Golf is a four letter word that means many things. It also leads to other four letter words, most of which I refrain from using... on this blog. It is also a great source of income for some equipment manufacturers, clothing makers, and a lot of Hucksters. It is a sport that almost anyone can play and that requires no teamwork or coordination with others. It is just the player and the course... and the course has all the advantages.
Its attraction is difficult to explain to those who have never played it or have played it and don't like it. A character, Dr. Raymond Langston, on CSI: Crime Scene Investigation compared it to cocaine addiction. He was pretty much on the mark. Once you have hit the ball just as it is supposed to be hit, endorphins are undoubtedly released into the pleasure centers of the brain, the feeling is indescribable. And you then chase the little white ball hoping to regain the singular feeling. And mostly fail.
The average golfer takes solace in the fact that even the pros make mistakes. The difference between the professional golfer and the average player can be seen in the absolute reversal of the ratios of good shots to bad shots of each. The pro may make 4 or 5 bad putts in a round, the average golfer will only make that many good putts.
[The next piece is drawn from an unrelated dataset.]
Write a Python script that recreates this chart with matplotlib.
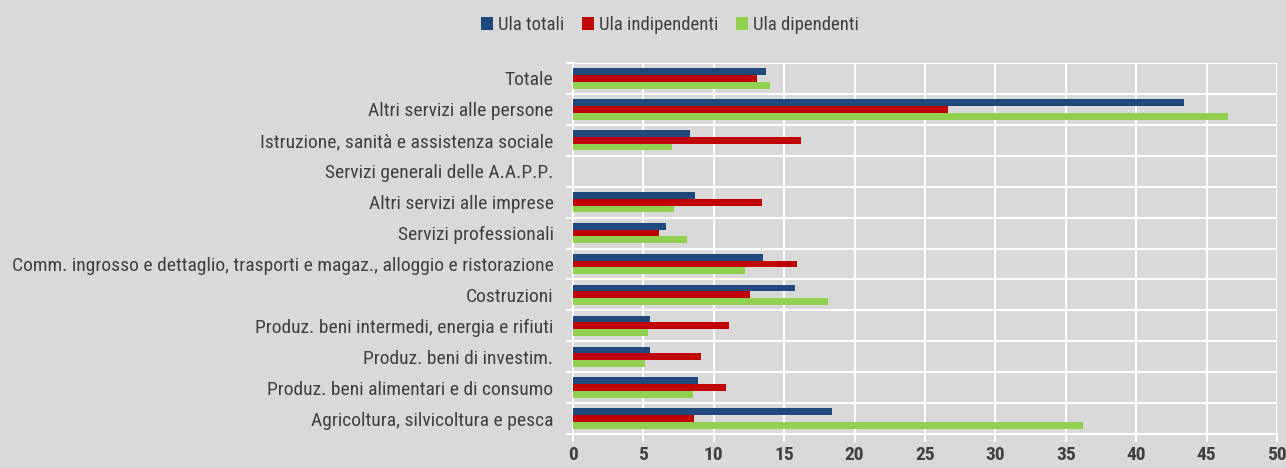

The equipment makers sell you the dream. As if it is only a matter of the right clubs... or balls... or even shoes. People will pay upwards of $400 for a single club which might promise 10 more yards off the tee. And then leave it in the garage to gather dust and cobwebs because it failed to deliver. The average golfer will have at least two full sets of golf clubs, a number of miscellaneous individual specialty clubs (i.e. "wedges") and at least 4 putters.
I first hit a golf ball when I was maybe 8 years old. I used to hang out at a golf club near my home. But it didn't take. Maybe I didn't hit it just right to get that feeling. I ignored it until I was 26 and a neighbor talked me into playing on a par 3 course in San Diego. I was hooked. For about 13 years. And then life intruded and the addiction receded into the background. The clubs collected dust and rust in the garages of the houses I moved into and out of. I didn't miss it. The urge just wasn't there.
Until I approached retirement. I would need a hobby for that retirement. One day, after some 15 years, I decided that I might want to take up the game again. I took my old clubs out of the garage, went to the nearest golf course, bought a bucket of balls, and headed over to the range. To my complete and utter surprise, it was like I had never given it up. I was still just as bad at it.
Maybe I was a little worse from lack of practice. But I was close to hooked again. It would take only one round of golf to return fully to the addiction.
My name is Douglas and I play (at) golf.